Since I’m the sort of atheist who believes that we can and should get on with religious folk, and because I have such high regard for Francis Spufford, I am in what I suspect is the minority of your readers in agreeing with the essence and much of the substance of what he says. It’s a shame, though, that he slightly spoils his case by repeating the spurious suggestion that theists and atheists are mirror images because of their yes/no belief in God. The null position for a proposition that an arbitrary entity exists for which there is no objective evidence or requirement and no obvious way of testing is not to shrug and say “well, I guess we just don’t know either way.” We are back to Russell’s teapot orbiting the Sun. The reason why the teapot argument won’t wash for religious belief is, as Spufford rightly says, because a belief in God is about so many other feelings, values and notions (including doubt and uncertainty), not ‘merely’ the issue of whether one can make the case objectively. While this subjectivity throws the likes of Sam Harris into paroxysms, it’s a part of human experience that we have to deal with.

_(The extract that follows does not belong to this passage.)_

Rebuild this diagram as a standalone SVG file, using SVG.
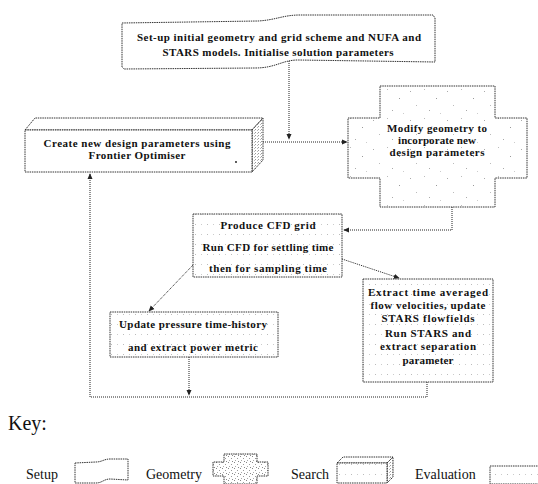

Spufford is also a little too glib in dismissing the anger that religion arouses. The Guardian’s Comment is Free is a bad example, being a pathological little ecosystem to itself. Some of that anger stems from religious abuses to human rights and welfare, interference in public life, denial of scientific evidence, and oppression, conformity and censure. All of these malaises will, I am sure, be as deplored by Spufford as they are by non-believers. When religions show themselves capable of putting their own houses in order, it becomes so much easier for atheists to acknowledge (as we should) the good that they can also offer to believers and non-believers alike.